Earth Matters

November Puzzler

November 23rd, 2015 by Kathryn Hansen

puzzler_nov2015

Every month on Earth Matters, we offer a puzzling satellite image. The November 2015 puzzler is above. Your challenge is to use the comments section to tell us what part of the world we are looking at, when the image was acquired, what the image shows, and why the scene is interesting.

How to answer. Your answer can be a few words or several paragraphs. (Try to keep it shorter than 200 words). You might simply tell us what part of the world an image shows. Or you can dig deeper and explain what satellite and instrument produced the image, what spectral bands were used to create it, or what is compelling about some obscure speck in the far corner of an image. If you think something is interesting or noteworthy, tell us about it.

The prize. We can’t offer prize money, but, we can promise you credit and glory (well, maybe just credit). Roughly one week after a puzzler image appears on this blog, we will post an annotated and captioned version as our Image of the Day. In the credits, we’ll acknowledge the person who was first to correctly ID the image. We’ll also recognize people who offer the most interesting tidbits of information about the geological, meteorological, or human processes that have played a role in molding the landscape. Please include your preferred name or alias with your comment. If you work for or attend an institution that you want us to recognize, please mention that as well.

Recent winners. If you’ve won the puzzler in the last few months or work in geospatial imaging, please sit on your hands for at least a day to give others a chance to play.

Releasing Comments. Savvy readers have solved some of our puzzlers after only a few minutes or hours. To give more people a chance to play, we may wait between 24-48 hours before posting the answers we receive in the comment thread.

Good luck!

12 Responses to “November Puzzler”

  1. Beatrice Silver says:

    I am going to say that it appears to have mountain run off so I am placing it in northern B.C. the Skeena River.

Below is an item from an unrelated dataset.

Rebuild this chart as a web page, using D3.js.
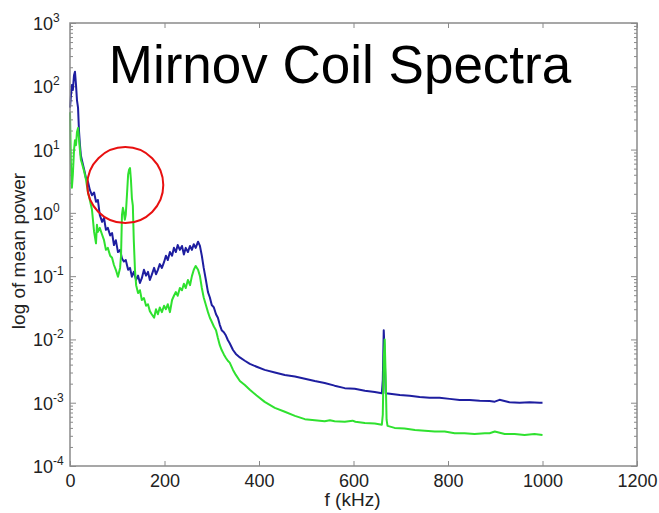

  2. Beatrice Silver says:

    Skeena River -Northern B.C.

  3. narendra kumar shakya says:

    I thing this rever but much difficult image

  4. Matthew Cable says:

    At first I thought it was some river, but now I think it to be somewhere in a cave.
    It’s a picture of a cave ‘wall’
    Why it’s special is that is allows you to see how this was made because of the rings a trails left from mineral deposits as water trickled over that area forming to structure over billions of years.

  5. Andy Mitchell says:

    Yukon / Kuskokwin delta area – Alaska

  6. Narendra Kumar shakya says:

    This skeena river

  7. Francisco Escamilla-Vera says:

    I think the image is on the Southern Hemisphere, maybe Southern Chile. There are some small icebergs coming from a glaciar from the East. But I need a couple of hours more to check it better

  8. JohnnyMorales says:

    Ganges Delta?

  9. Irene Marzolff says:

    From the appearance of the water, the relief forms and the tundra-like vegetation patterns, this is a braided or anastomosing river in a subarctic region. The flow direction is from East to West as can be seen by the sediment flumes where the smaller river channel coming from the North joins the main river. There are bits of floating ice drifting in the river – as the river itself is not frozen and the ice must have formed under conditions of calmer water, this suggests the presence of a lake somewhere to the East of the image. As this is a NASA puzzle, the image resolution is most probably not higher than 30 m (Landsat), so we have a large river here, and correspondingly we are looking for a large lake.

    After getting this far with my puzzling, I decided do have a look at some of the great lakes in Canada and was lucky in finding the spot rather quickly: the images shows a part of the Mackenzie River close to where it leaves the Great Slaves Lake in Canada’s Northwest Territories. It could be a Landsat 8 image taken most probably in June or July, as this is usually the time of the year the Great Slave Lake ice cover breaks up.

  10. Graciela says:

    Delta Nile river in Mediterranean sea ?

  11. Marcus Scherer says:

    It is Mackenzie river in the Northwest Territories with its sandbars and Tundra vegetation on the shores, approx. 20 miles after leaving the Great Slave Lake.
    In the bottom left a small part of the Kakisa river delta can be seen.
    The river is transporting some ice floe. The green colour is due to algal growth in summer.